The temptation to initiate communications with his ship, to reach out and see if they were listening was incredible. Though it was almost more than he could stand he couldn't do it, there was a good chance they would respond and give away their position and it just wasn't time
for that yet.
“We're almost there,” Jake said over the general command channel. “Just around the corner.”
“We'll be ready to move as soon as you get here,” Ayan replied.

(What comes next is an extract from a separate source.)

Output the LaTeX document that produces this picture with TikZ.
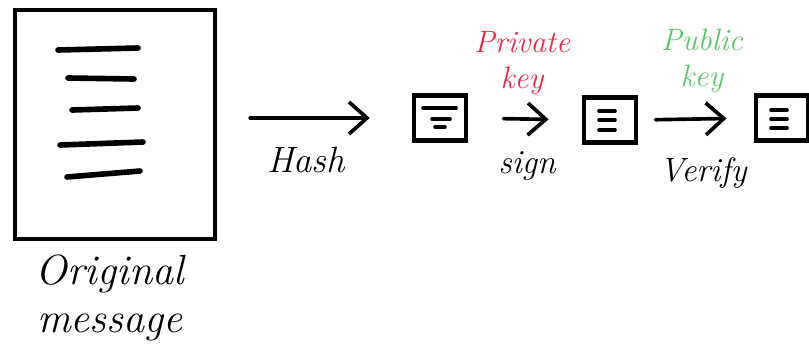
\documentclass[tikz,border=0pt]{standalone}
\usepackage{xcolor}
\usepackage{tikz}
\usetikzlibrary{positioning, arrows.meta, calc}

\definecolor{keyred}{RGB}{232,42,72}
\definecolor{keygreen}{RGB}{92,196,104}

\begin{document}
\begin{tikzpicture}[x=0.025cm, y=-0.025cm,
  doc/.style={draw, line width=2.8pt, minimum width=5cm, minimum height=5.72cm, inner sep=0pt},
  digest/.style={draw, line width=3.2pt, minimum width=1.3cm, minimum height=1.12cm, inner sep=0pt},
  txt/.style={line width=4pt, line cap=round},
  dline/.style={line width=2.6pt, line cap=round},
  flow/.style={-{Straight Barb[length=4.5mm, width=8mm, line width=2.6pt]}, line width=2.6pt, line cap=round},
  lbl/.style={font=\fontsize{26}{34}\selectfont\itshape, align=center},
  keylbl/.style={font=\fontsize{22}{26}\selectfont\itshape, align=center, inner sep=1pt}
]
  \useasboundingbox (0,0) rectangle (809,351);

  % original message
  \node[doc] (msg) at (115,124.5) {};
  \draw[txt] (58,50) -- (138,48);
  \draw[txt] (68,78) -- (134,79);
  \draw[txt] (72,110) -- (138,108);
  \draw[txt] (60,145) -- (143,142);
  \draw[txt] (67,177) -- (140,171);
  \node[lbl, font=\fontsize{30}{34}\selectfont\itshape] (msglbl) at (110,298) {Original\\message};

  % three digests
  \node[digest] (h1) at (440,118) {};
  \node[digest] (h2) at (610,120) {};
  \node[digest] (h3) at (782,118) {};
  \draw[dline] ($(h1)+(-17,-10)$) -- ($(h1)+(16,-10)$);
  \draw[dline] ($(h1)+(-8,1)$) -- ($(h1)+(10,1)$);
  \draw[dline] ($(h1)+(-5,9)$) -- ($(h1)+(5,9)$);
  \foreach \n/\dy in {h2/-9, h2/0, h2/10, h3/-8, h3/1, h3/10}
    \draw[dline] ($(\n)+(-11,\dy)$) -- ($(\n)+(5,\dy)$);

  % arrows
  \draw[flow, shorten <=0.83cm, shorten >=1.05cm] (msg.east |- h1) -- (h1.west);
  \draw[flow, shorten <=0.88cm, shorten >=0.83cm] (h1.east) -- (h2.west);
  \draw[flow, shorten <=0.43cm, shorten >=0.68cm] (h2.east) -- (h3.west);

  % labels
  \node[lbl] (hash) at (306,160) {Hash};
  \node[lbl, font=\fontsize{24}{28}\selectfont\itshape] (sign) at (527,166) {sign};
  \node[lbl, font=\fontsize{24}{28}\selectfont\itshape] (verify) at (703,173) {Verify};
  \node[keylbl, keyred] (priv) at (522,63) {Private\\key};
  \node[keylbl, keygreen] (pub) at (702,61) {Public\\key};
\end{tikzpicture}
\end{document}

Jake watched the magnified screen closely as they came out from between the last of the old transit cars. Even though they were far underground and the darkness of the tunnel was still pressing down on them, it felt like they were moving out of being trapped in a small space, into a much broader, freer environment. It was an easy feeling to enjoy and as Jake looked on Ayan and Jason came into view.
They were still over a hundred meters away, but as watched them the mental image of the Ayan he had met on Triton, of her final, parting smile, began to fade. It was replaced with what was right before his eyes. Her dark grey poncho hood was up, a few blonde curls had fought their way free and dangled down the front. She was happy, talking to Jason about something he couldn't overhear. There were differences, she was shorter, she'd gone blonde, and dimples played in cheeks that were thicker than he recalled, but she was still Ayan, she was still the most beautiful sight he'd ever laid eyes on.
The people behind her came into view. They looked more sullen but watched Jason and Ayan or spoke amongst themselves casually. It was good to see new faces, other survivors. It was incredible that anyone had survived the wasteland above the tunnels. All that wholesale destruction brought on by the Order of Eden couldn't eliminate all life in the city of Damshir and it was encouraging.
He had never been with a group of people who knew how to survive as well as those behind and beside him and he wouldn't have believed it unless he had seen it for himself. The things he'd done in his past career as a hunter seemed small compared to the hardships imposed on the survivors by Regent Galactic and the Order of Eden's West Watcher army.
The thought that his ship, Triton, a heavily armed close combat carrier with thousands aboard might be just in orbit, so close yet so far away nagged at him. Once he got aboard he would find out how the crew and ship were, situate the survivors who wanted to remain and help with the ship and then get to work.